Chicken Bhuna
Curry night, I'm a bit of a wuss when it comes to spices so adjust this recipe if you like it spicier. Healthier than an Indian takeaway, but this tomato based curry is just as tasty! Um um ummmmm
Chicken Bhuna
Serves 4
PP per serving 10 (rice extra)
Ingredients:
8 boneless skinless chicken thighs
1 red,orange and green pepper
40g grated ginger
2 medium onions, quartered
4 cloves garlic, peeled
2 tsp mild curry powder
2 tsp garam masala
1/2 tsp hot chilli powder
400g tin tomato
Low fat oil spray
600ml chicken stock made with 1 stock cube
1 tbsp caster sugar
1 tbsp cornflour
2 tbsps water
Fresh coriander to garnish
Salt and pepper
Method
1. Put the chicken thighs on a board and trim off any visable fat. Cut each thigh into 3 pieces and season. Deseed the peppers and cut them into chunks. Set aside.
2. Put the ginger, onion, garlic, curry powder, garam masala and chlli powder into a food processor and blitz until everything fine.

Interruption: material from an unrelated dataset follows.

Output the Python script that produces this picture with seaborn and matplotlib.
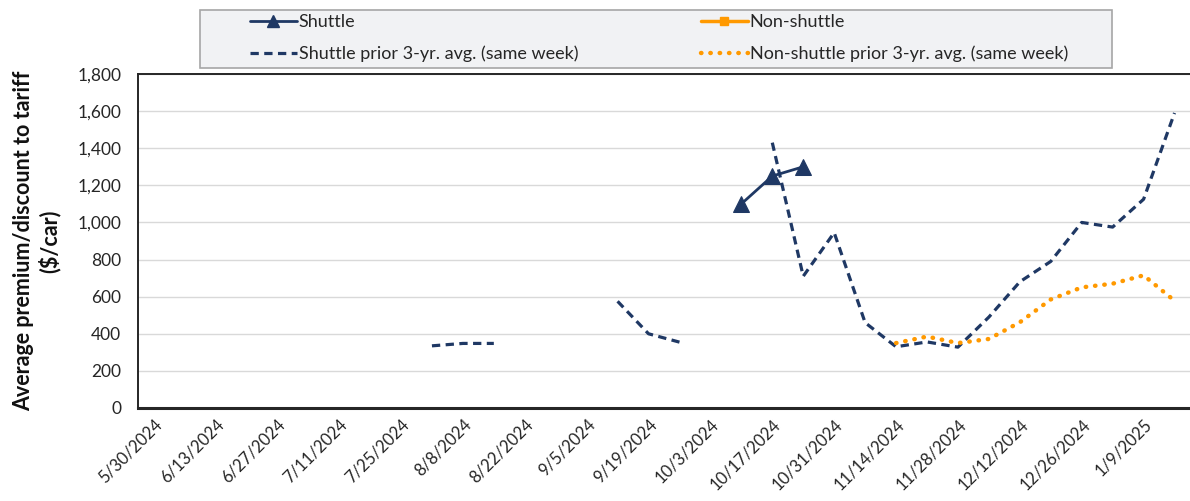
import numpy as np
import pandas as pd
import matplotlib
matplotlib.use("Agg")
import matplotlib.pyplot as plt
from matplotlib.lines import Line2D
from matplotlib.patches import Rectangle
from matplotlib.ticker import FuncFormatter
import seaborn as sns

# weekly categories, 5/30/2024 .. 1/16/2025
weeks = pd.date_range("2024-05-30", periods=34, freq="7D")
nan = np.nan

shuttle = [nan] * 19 + [1100, 1250, 1300] + [nan] * 12
non_shuttle = [nan] * 34
shuttle_prior = ([nan] * 9 + [335, 348, 348] + [nan] * 3 + [575, 400, 355]
                 + [nan] * 2 + [1430, 710, 945, 460, 330, 356, 328, 490,
                                680, 790, 1000, 975, 1125, 1590])
non_shuttle_prior = ([nan] * 24 + [350, 385, 350, 372, 462, 585, 650, 670,
                                   715, 578])

tick_idx = list(range(0, 34, 2))
tick_labels = [f"{d.month}/{d.day}/{d.year}" for d in weeks[tick_idx]]

navy = "#1F3864"
orange = "#FF9900"

sns.set_style("white")
plt.rcParams["font.family"] = ["Lato", "DejaVu Sans"]

fig = plt.figure(figsize=(11.9, 5.01), dpi=100)
ax = fig.add_axes([138 / 1190, 93 / 501, 1052 / 1190, 334 / 501])

df = pd.DataFrame({
    "week": np.arange(len(weeks)),
    "Shuttle": shuttle,
    "Non-shuttle": non_shuttle,
    "Shuttle prior": shuttle_prior,
    "Non-shuttle prior": non_shuttle_prior,
})


def segments(col):
    s = df[["week", col]].dropna()
    grp = (s["week"].diff() != 1).cumsum()
    return [g for _, g in s.groupby(grp)]


for seg in segments("Shuttle prior"):
    sns.lineplot(data=seg, x="week", y="Shuttle prior", ax=ax, color=navy,
                 lw=2.3, linestyle=(0, (2.6, 1.7)))
for seg in segments("Non-shuttle prior"):
    sns.lineplot(data=seg, x="week", y="Non-shuttle prior", ax=ax, color=orange,
                 lw=3.2, linestyle=(0, (0.1, 2.0)), dash_capstyle="round")
for seg in segments("Shuttle"):
    sns.lineplot(data=seg, x="week", y="Shuttle", ax=ax, color=navy, lw=2,
                 marker="^", markersize=11, markeredgecolor=navy)

ax.set_xlim(-0.5, 33.5)
ax.set_ylim(0, 1800)
ax.set_yticks(range(0, 1801, 200))
ax.yaxis.set_major_formatter(FuncFormatter(lambda v, p: f"{int(v):,}"))
ax.set_xticks(tick_idx)
ax.set_xticklabels(tick_labels, rotation=45, ha="right", rotation_mode="anchor",
                   fontsize=12, color="#262626")
ax.tick_params(axis="y", labelsize=12.5, labelcolor="#262626", length=0, pad=12)
ax.tick_params(axis="x", length=0, pad=6)
ax.grid(axis="y", color="#D9D9D9", lw=1)
ax.set_xlabel("")
ax.set_ylabel("Average premium/discount to tariff\n($/car)", fontsize=15.5,
              fontweight="bold", labelpad=12, color="#111111")

for side in ["left", "top"]:
    ax.spines[side].set_color("#262626")
    ax.spines[side].set_linewidth(1.4)
ax.spines["bottom"].set_color("#262626")
ax.spines["bottom"].set_linewidth(2.2)
ax.spines["right"].set_visible(False)

# legend box
fig.patches.append(Rectangle((200 / 1190, 433 / 501), 912 / 1190, 58 / 501,
                             transform=fig.transFigure, facecolor="#F1F2F4",
                             edgecolor="#A6A6A6", lw=1.2, zorder=0))
handles = [
    Line2D([], [], color=navy, lw=2, marker="^", markersize=8),
    Line2D([], [], color=navy, lw=2.3, linestyle=(0, (2.6, 1.7))),
    Line2D([], [], color=orange, lw=2.5, marker="s", markersize=6),
    Line2D([], [], color=orange, lw=3.2, linestyle=(0, (0.1, 2.0)),
           dash_capstyle="round"),
]
labels = ["Shuttle", "Shuttle prior 3-yr. avg. (same week)",
          "Non-shuttle", "Non-shuttle prior 3-yr. avg. (same week)"]
fig.legend(handles, labels, ncol=2, loc="center",
           bbox_to_anchor=(659 / 1190, 463 / 501), frameon=False,
           fontsize=13, handlelength=2.6, handletextpad=0.1,
           columnspacing=6.8, labelspacing=0.85)

plt.savefig("out.png", dpi=100)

3. Spray the pan with the oil, add the spiced onion paste and cook over a medium heat for 10 minutes. Add the tin of tomatoes and cook for 5 minutes, stirring.
4. Add the chicken and peppers to the curry sauce and cook for 2 minutes stirring. Add the chicken stock and sugar, bring to a simmer and cook for 20 minutes until the chicken is tender.
5. Mix the cornflour with the water and stir into the mixture and simmer for another 2-3 minutes until the sauce has thickened. ( mine didn't need thickening because It reduced down by itself, so play it by ear.)
Cook with 50g rice for 5 pp or a weight watchers Naan bread for 4 pp or some poppodums for 1 pp each.